While Forelle calls the argument a bit of a “Hail Mary,” he also explains that Intel is just one of many companies that are making it.

Intel isn't alone. A growing list of companies are raising the charge that the EU's vigorous antitrust watchdog is running afoul of protections afforded by European human-rights law. The companies argue they have a right to have their case heard in a court instead of an administrative body.

In fact, the more I read, the more interesting this line of reasoning gets.

At the center of this argument is the peculiar structure of the European antitrust apparatus, one that most people (especially in the US) do not fully grasp.  In Europe, the Competition Commissioner and her staff play the role of prosecutor, judge, and jury.  As Forelle explains:

The issue calls into question the EU's practice of having a political appointee — the current antitrust commissioner is Neelie Kroes of the Netherlands — who supervises investigations, and then decides whether the company is guilty and what the punishment should be. Her decisions are formally approved by all the 27 EU commissioners, but in practice they are rarely questioned. That kind of administrative procedure was appropriate four decades ago, when the EU began handing out relatively small fines, defense lawyers say, but outmoded in an era in which nine-figure penalties are common.

It’s a system that is certainly weighted against companies, but where do Intel’s “human rights” come into the picture? 

It appears that the Global Competition Law Centre (GCLC) at the College of Europe has been raising concerns for the past couple years about how the EC antitrust body violates the European Convention of Human Rights. In a white paper released in April 2008, the GCLC argued that:

“…from a strictly legal point of view, the combination of all powers within one institution raises the question of the compatibility of competition law proceedings led by the European Commission ("the Commission") with the fundamental right to a fair trial as enshrined in Article 6 of the European Convention of Human Rights ("ECHR").”

The traditional view has been that the Commission does NOT need to have an impartial tribunal because the EC classifies antitrust as “minor offences”  (not criminal) and, as EC spokesperson Jonathan Todd argued, "Each and every decision can be appealed" to the Court of First Instance in Luxembourg, which is independent.  The GCLC paper refutes these ideas by arguing that:

  1. “Although fines imposed by the Commission are explicitly classified as non-criminal, this does not necessarily imply that proceedings relating to EC competition law infringements are inherently non-criminal in nature" and references efforts by the EC to heavily stigmatize "violations of EC competition law, and indeed the current Competition Commissioner has explicitly equated cartel activity to theft.”
  2. “The current system also leads to the accumulation of investigative, prosecutorial and adjudicative powers by the Commission during the whole proceedings in antitrust cases leads naturally to what is called "prosecutorial bias"
  3. Review by the CFI is limited to merely reviewing what the Commission has already decided for "manifest errors" in law.  The CFI cannot “rehear the case” or “substitute its own opinion for that of the Commission.”

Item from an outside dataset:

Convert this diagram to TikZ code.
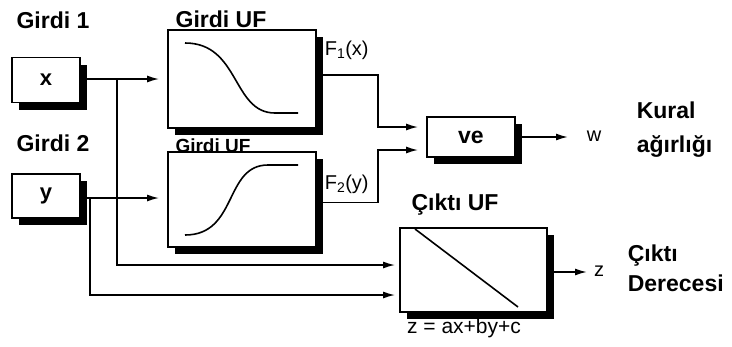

A Positive Reason, Or Just Excuses?

As Forelle noted, this is still not an easy legal case to make (companies also need to convince the CFI that the EC is actually bound by the ECHR), but it is a compelling idea. 

Regardless of whether you believe the Commission generally arrives at the right conclusions, it is essentially uncontested that the European antitrust apparatus does not meet the requirement of a fair criminal trial as enshrined in the ECHR (and most international ideals). Yet, the only defense for this system seems to be, “It doesn’t NEED to meet that bar.” 

As the ECHR declares, fair trials are a fundamental human right.  In order for a society to deny that right, even in the case of a “civil penalty,” should it not have a positive reason for why it must…not just an excuse for why it can?”